Часам к двенадцати дня полиция рассыпалась по всему городу и принялась уничтожать листовки, но они были приклеены «на совесть» и отдирать их было трудновато.

Орудуя шашками, словно ножами, соскабливали городовые крамолу со стен. А под ногами у них то и дело вертелись мальчишки-татарчата, которые раздавали публике точно такие же листовки, словно это были самые обычные ежедневные газеты. Городовые не знали, что им делать сначала: ловить ли чертенят-мальчишек или соскабливать листовки со стен.

Чуть ли не каждый месяц то в одном районе города, то в другом полиция разгоняла демонстрации.
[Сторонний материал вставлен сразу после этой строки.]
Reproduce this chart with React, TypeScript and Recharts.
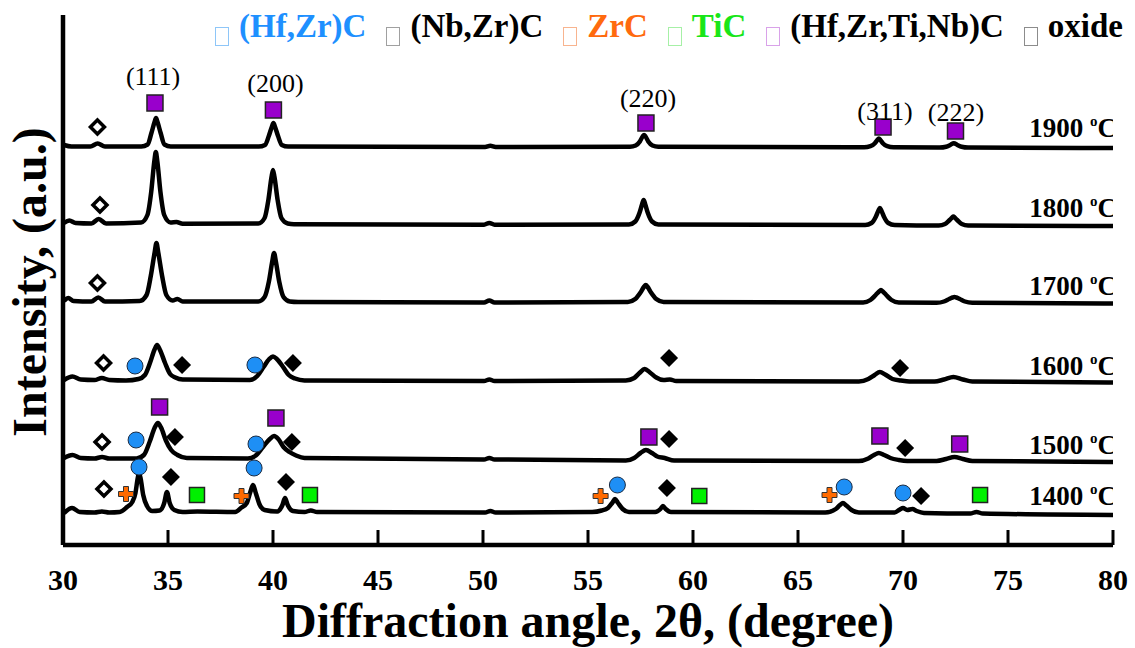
import { ComposedChart, Line, Scatter, XAxis, YAxis } from 'recharts'

// XRD traces, intensity in a.u. (height above the angle axis)
const trace1900: [number, number][] = [
  [30.05, 400], [30.4, 398.5], [31.3, 398.5], [31.65, 401.5], [32.0, 398.5],
  [33.73, 398.6], [34.03, 400.5], [34.21, 412], [34.36, 423], [34.43, 427], [34.5, 423], [34.65, 412], [34.83, 400.5], [35.13, 398.6],
  [39.32, 398.4], [39.62, 400], [39.8, 409], [39.95, 418.5], [40.02, 422], [40.09, 418.5], [40.24, 409], [40.42, 400], [40.72, 398.4],
  [50.1, 398], [50.35, 399.2], [50.6, 398],
  [57.0, 398.2], [57.27, 399.5], [57.47, 403.5], [57.6, 408.5], [57.67, 410], [57.74, 408.5], [57.87, 403.5], [58.07, 399.5], [58.35, 398.2],
  [68.15, 397.7], [68.45, 398.8], [68.65, 401.5], [68.78, 405], [68.85, 406.5], [68.92, 405], [69.05, 401.5], [69.25, 398.8], [69.55, 397.7],
  [71.75, 397.4], [72.05, 398.2], [72.25, 400], [72.42, 401.8], [72.59, 400], [72.79, 398.2], [73.1, 397.4],
  [80, 397],
]

const trace1800: [number, number][] = [
  [30.05, 322], [30.3, 324.5], [30.6, 322], [31.35, 321.5], [31.7, 326], [32.05, 321.5],
  [33.72, 322.5], [34.02, 330], [34.2, 353], [34.35, 384], [34.42, 393], [34.49, 384], [34.64, 353], [34.82, 330], [35.12, 322.5],
  [35.4, 323], [35.7, 321.2],
  [39.3, 321.5], [39.6, 327], [39.78, 345], [39.93, 368], [40.0, 375], [40.07, 368], [40.22, 345], [40.4, 327], [40.7, 321.5],
  [41.0, 320.8], [50.05, 320.3], [50.3, 322], [50.55, 320.3],
  [56.95, 320.5], [57.25, 323.5], [57.45, 332], [57.58, 341], [57.65, 345], [57.72, 341], [57.85, 332], [58.05, 323.5], [58.35, 320.5],
  [68.2, 320], [68.5, 322], [68.7, 328], [68.83, 334.5], [68.9, 337], [68.97, 334.5], [69.1, 328], [69.3, 322], [69.6, 320],
  [71.7, 319.5], [72.0, 321], [72.22, 325], [72.34, 327.5], [72.4, 328.5], [72.46, 327.5], [72.58, 325], [72.8, 321], [73.1, 319.5],
  [80, 319],
]

const trace1700: [number, number][] = [
  [30.05, 244], [30.25, 247], [30.5, 244], [31.35, 243.5], [31.68, 247.5], [32.0, 243.5],
  [33.65, 244], [33.98, 250], [34.18, 269], [34.36, 292], [34.45, 302], [34.54, 292], [34.72, 269], [34.92, 250], [35.22, 244.5],
  [35.45, 246], [35.7, 243.5],
  [39.3, 243.5], [39.6, 248], [39.8, 263], [39.96, 283], [40.05, 292], [40.14, 283], [40.3, 263], [40.5, 248], [40.8, 243.5],
  [41.2, 243], [50.05, 242.5], [50.3, 244.5], [50.55, 242.5],
  [56.9, 243], [57.25, 246], [57.5, 252.5], [57.66, 258], [57.75, 260], [57.84, 258], [58.0, 252.5], [58.25, 246], [58.6, 243],
  [68.1, 242.5], [68.45, 245], [68.7, 250], [68.86, 253.5], [68.95, 255], [69.04, 253.5], [69.2, 250], [69.45, 245], [69.8, 242.5],
  [71.6, 242.2], [71.95, 243.5], [72.2, 246], [72.36, 247.5], [72.45, 248], [72.54, 247.5], [72.7, 246], [72.95, 243.5], [73.3, 242.2],
  [80, 241.5],
]

const trace1600: [number, number][] = [
  [30.05, 165], [30.45, 168.5], [30.85, 165.5], [31.5, 165], [31.85, 167], [32.2, 165], [33.0, 164.5],
  [33.6, 166], [33.9, 170], [34.14, 182], [34.35, 195], [34.48, 200], [34.62, 195], [34.86, 182], [35.1, 171], [35.35, 167.5], [35.7, 165.5],
  [38.9, 165], [39.25, 169], [39.55, 178], [39.82, 186], [40.0, 188.5], [40.18, 186], [40.48, 178], [40.75, 170], [41.05, 166.5], [41.5, 164.5],
  [50.05, 164], [50.3, 165.5], [50.55, 164],
  [56.8, 164.5], [57.2, 167], [57.45, 172], [57.7, 176], [57.95, 172.5], [58.25, 167.5], [58.6, 165], [58.9, 165.5], [59.2, 164],
  [67.9, 163.5], [68.35, 166], [68.65, 170], [68.9, 173], [69.15, 170.5], [69.5, 166], [69.9, 164.5], [70.3, 163.5],
  [71.5, 163.5], [71.95, 165.5], [72.4, 168], [72.85, 165.5], [73.3, 163.5],
  [80, 162.5],
]

const trace1500: [number, number][] = [
  [30.05, 87], [30.45, 90], [30.85, 87], [31.5, 86.5], [31.86, 88], [32.2, 86.5],
  [33.5, 86.5], [33.85, 90], [34.14, 104], [34.36, 117], [34.52, 122], [34.68, 117], [34.9, 104.5], [35.15, 95], [35.45, 90], [35.9, 87],
  [38.8, 86.5], [39.15, 89], [39.52, 98], [39.85, 106], [40.05, 109], [40.25, 106], [40.5, 98], [40.78, 93], [41.1, 89.5], [41.5, 87],
  [50.05, 85.5], [50.3, 87], [50.55, 85.5],
  [56.8, 84.5], [57.2, 87], [57.5, 92], [57.76, 95], [58.05, 92], [58.3, 88.5], [58.65, 87], [59.1, 84.5],
  [67.9, 84], [68.35, 86.5], [68.62, 90], [68.85, 92], [69.1, 90], [69.4, 87], [69.8, 85], [70.2, 84],
  [71.6, 84], [72.05, 86], [72.45, 88], [72.85, 86], [73.3, 84],
  [80, 83],
]

const trace1400: [number, number][] = [
  [30.05, 32], [30.43, 37], [30.8, 33], [31.5, 32.5], [31.85, 33.5], [32.2, 32.5], [32.7, 33],
  [33.05, 38], [33.3, 43], [33.45, 52], [33.56, 67], [33.62, 72], [33.7, 66], [33.82, 50], [34.0, 39], [34.25, 34],
  [34.6, 34.5], [34.82, 42], [34.95, 53], [35.08, 42], [35.3, 35], [35.7, 33], [36.4, 33.5],
  [38.2, 33], [38.5, 37.5], [38.75, 42], [38.92, 53], [39.05, 60], [39.18, 52], [39.35, 41], [39.6, 35],
  [40.2, 33.5], [40.45, 40], [40.57, 47], [40.7, 40], [40.95, 34], [41.5, 33], [41.8, 34.5], [42.1, 33],
  [50.1, 32.5], [50.35, 34], [50.6, 32.5],
  [55.2, 33], [55.65, 34.5], [55.95, 37], [56.15, 42], [56.29, 46], [56.43, 42], [56.65, 36], [56.95, 33],
  [58.2, 33], [58.45, 36], [58.57, 39], [58.7, 36], [58.95, 33],
  [66.3, 32.5], [66.8, 36], [67.0, 40], [67.14, 42], [67.3, 39.5], [67.55, 35], [67.9, 32.5],
  [69.6, 32.5], [69.85, 35.5], [70.0, 37], [70.2, 35], [70.45, 36], [70.65, 34], [71.0, 32],
  [73.2, 31.5], [73.5, 33], [73.8, 31.5],
  [80, 30],
]

const traces = [trace1900, trace1800, trace1700, trace1600, trace1500, trace1400]

// phase markers [angle, intensity]
const hfNbZrTiC: [number, number][] = [
  [34.38, 442], [40.02, 435], [57.76, 422], [69.05, 418], [72.5, 414],
  [34.6, 138], [40.14, 127], [57.9, 108], [68.9, 109], [72.7, 101],
]
const oxideOpen: [number, number][] = [
  [31.64, 418], [31.76, 340], [31.64, 262], [31.93, 182], [31.86, 103], [31.95, 56],
]
const hfZrC: [number, number][] = [
  [33.43, 179], [39.14, 180],
  [33.48, 105], [39.19, 101],
  [33.62, 78], [39.1, 77], [56.4, 60], [67.2, 58], [70.0, 52],
]
const nbZrC: [number, number][] = [
  [35.67, 180], [40.95, 182], [58.86, 187], [69.86, 177],
  [35.33, 108], [40.9, 103], [58.86, 106], [70.1, 97],
  [35.14, 68], [40.62, 63], [58.76, 57], [70.86, 49],
]
const zrC: [number, number][] = [[33.0, 51], [38.5, 49], [55.6, 49], [66.5, 50]]
const tiC: [number, number][] = [[36.38, 50], [41.76, 50], [60.3, 49], [73.67, 50]]

const hklLabels = ['(111)', '(200)', '(220)', '(311)', '(222)']
const hklAngles = [34.29, 40.12, 57.86, 69.14, 72.52]
const hklHeights = [460, 453, 438, 425, 424]

const tempLabels = ['1900', '1800', '1700', '1600', '1500', '1400']
const tempHeights = [408, 328, 250, 170, 91, 40]

const angleTicks = [30, 35, 40, 45, 50, 55, 60, 65, 70, 75, 80]

const legendNames = ['(Hf,Zr)C', '(Nb,Zr)C', 'ZrC', 'TiC', '(Hf,Zr,Ti,Nb)C', 'oxide']
const legendText = ['#1E90FF', '#000', '#FF6A0E', '#19E619', '#000', '#000']
const legendBox = ['#8EC6F8', '#A0A0A0', '#F8B48F', '#A6F0A6', '#D9A2E9', '#8C8C8C']

const SERIF = '"Liberation Serif", "Times New Roman", serif'

const pts = (arr: [number, number][]) => arr.map(([x, y]) => ({ x, y }))

const PurpleSquare = ({ cx, cy }: any) => (
  <rect x={cx - 8} y={cy - 8} width={16} height={16} fill="#9900CC" stroke="#222" strokeWidth={1.5} />
)
const OpenDiamond = ({ cx, cy }: any) => (
  <polygon points={`${cx},${cy - 7} ${cx + 7},${cy} ${cx},${cy + 7} ${cx - 7},${cy}`} fill="#fff" stroke="#000" strokeWidth={3.5} />
)
const BlackDiamond = ({ cx, cy }: any) => (
  <polygon points={`${cx},${cy - 9} ${cx + 9},${cy} ${cx},${cy + 9} ${cx - 9},${cy}`} fill="#000" />
)
const BlueCircle = ({ cx, cy }: any) => <circle cx={cx} cy={cy} r={8} fill="#1E8FF5" stroke="#1d2d44" strokeWidth={1} />
const OrangePlus = ({ cx, cy }: any) => (
  <path
    d={`M${cx - 2.5},${cy - 7.5} h5 v5 h5 v5 h-5 v5 h-5 v-5 h-5 v-5 h5 z`}
    fill="#FF6A00"
    stroke="#333"
    strokeWidth={1}
  />
)
const GreenSquare = ({ cx, cy }: any) => (
  <rect x={cx - 7.5} y={cy - 7.5} width={15} height={15} fill="#00F000" stroke="#222" strokeWidth={1.5} />
)
const HklText = ({ cx, cy, payload }: any) => (
  <text x={cx} y={cy} textAnchor="middle" fontFamily={SERIF} fontSize={26} fill="#000">
    {payload.label}
  </text>
)
const TempText = ({ cx, cy, payload }: any) => (
  <text x={cx + 4} y={cy} textAnchor="end" fontFamily={SERIF} fontSize={27} fontWeight="bold" fill="#000">
    {payload.label}{' '}
    <tspan fontSize={15} dy={-11}>o</tspan>
    <tspan dy={11}>C</tspan>
  </text>
)

const AngleTick = ({ x, y, payload }: any) => (
  <g>
    <line x1={x} x2={x} y1={y} y2={y - 15} stroke="#000" strokeWidth={3} />
    <text x={x} y={y + 45} textAnchor="middle" fontFamily={SERIF} fontSize={30} fontWeight="bold" fill="#000">
      {payload.value}
    </text>
  </g>
)

const XTitle = (props: any) => {
  const vb = props.viewBox || { x: 63, y: 545, width: 1050, height: 103 }
  return (
    <text x={vb.x + vb.width / 2} y={vb.y + 92} textAnchor="middle" fontFamily={SERIF} fontSize={48} fontWeight="bold" fill="#000">
      Diffraction angle, 2θ, (degree)
    </text>
  )
}

const YTitle = (props: any) => {
  const vb = props.viewBox || { x: 0, y: 15, width: 63, height: 530 }
  const tx = vb.x + 46
  const ty = vb.y + vb.height / 2 + 2
  return (
    <text x={tx} y={ty} transform={`rotate(-90 ${tx} ${ty})`} textAnchor="middle" fontFamily={SERIF} fontSize={48} fontWeight="bold" fill="#000">
      Intensity, (a.u.)
    </text>
  )
}

export default function App() {
  const hkl = hklLabels.map((label, i) => ({ x: hklAngles[i], y: hklHeights[i], label }))
  const temps = tempLabels.map((label, i) => ({ x: 80, y: tempHeights[i], label }))

  return (
    <div style={{ position: 'absolute', left: 0, top: 0, width: 1135, height: 648, background: '#fff' }}>
      <ComposedChart width={1135} height={648} margin={{ top: 15, right: 22, left: 0, bottom: 0 }}>
        <XAxis
          type="number"
          dataKey="x"
          domain={[30, 80]}
          ticks={angleTicks}
          allowDataOverflow
          height={103}
          tickSize={0}
          tickMargin={0}
          tickLine={false}
          tick={<AngleTick />}
          axisLine={{ stroke: '#000', strokeWidth: 4.5 }}
          label={{ content: XTitle }}
        />
        <YAxis
          type="number"
          dataKey="y"
          domain={[0, 530]}
          allowDataOverflow
          width={63}
          tick={false}
          tickLine={false}
          axisLine={{ stroke: '#000', strokeWidth: 4.5 }}
          label={{ content: YTitle }}
        />
        {traces.map((t, i) => (
          <Line
            key={i}
            data={pts(t)}
            dataKey="y"
            type="monotone"
            stroke="#000"
            strokeWidth={4.5}
            dot={false}
            activeDot={false}
            isAnimationActive={false}
          />
        ))}
        <Scatter data={pts(hfNbZrTiC)} shape={PurpleSquare} isAnimationActive={false} />
        <Scatter data={pts(oxideOpen)} shape={OpenDiamond} isAnimationActive={false} />
        <Scatter data={pts(hfZrC)} shape={BlueCircle} isAnimationActive={false} />
        <Scatter data={pts(nbZrC)} shape={BlackDiamond} isAnimationActive={false} />
        <Scatter data={pts(zrC)} shape={OrangePlus} isAnimationActive={false} />
        <Scatter data={pts(tiC)} shape={GreenSquare} isAnimationActive={false} />
        <Scatter data={hkl} shape={HklText} isAnimationActive={false} />
        <Scatter data={temps} shape={TempText} isAnimationActive={false} />
      </ComposedChart>
      <div
        style={{
          position: 'absolute',
          left: 215,
          top: 10,
          whiteSpace: 'nowrap',
          fontFamily: SERIF,
          fontSize: 33,
          fontWeight: 'bold',
          lineHeight: '33px',
        }}
      >
        {legendNames.map((name, i) => (
          <span key={name} style={{ marginRight: 20 }}>
            <span
              style={{
                display: 'inline-block',
                boxSizing: 'border-box',
                width: 14,
                height: 19,
                border: `1.5px solid ${legendBox[i]}`,
                verticalAlign: '-9px',
                marginRight: 10,
              }}
            />
            <span style={{ color: legendText[i] }}>{name}</span>
          </span>
        ))}
      </div>
    </div>
  )
}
26 октября в Казани умер арестованный студент, социал-демократ Симонов. Два месяца провел он в тюрьме и четыре месяца — в окружной психиатрической больнице. Больница оказалась хуже тюрьмы. Студента нарочно поместили в отделение, где содержались самые нечистоплотные из душевнобольных. Его лишили прогулок и не выпускали даже на больничный двор. Четыре месяца дышал он спертым воздухом, а у него была чахотка.

Он лежал в больнице, но никто его не лечил. Врач к нему даже и не заглядывал, но зато каждый день его палату неизменно посещали жандармы и следователи. Они старались выпытать у полумертвого Симонова имена тех людей, которые участвовали вместе с ним в революционной организации.

И вот Симонов умер.

Огромная демонстрация студентов и рабочих была ответом на это убийство. Симонова провожали на кладбище с красными венками и с революционными песнями. А через несколько дней, 5 ноября, в годовщину Казанского университета, в память Симонова была устроена вторая демонстрация, какой в Казани еще не видели. Полиция разогнала студентов и рабочих нагайками. Тридцать пять студентов было арестовано.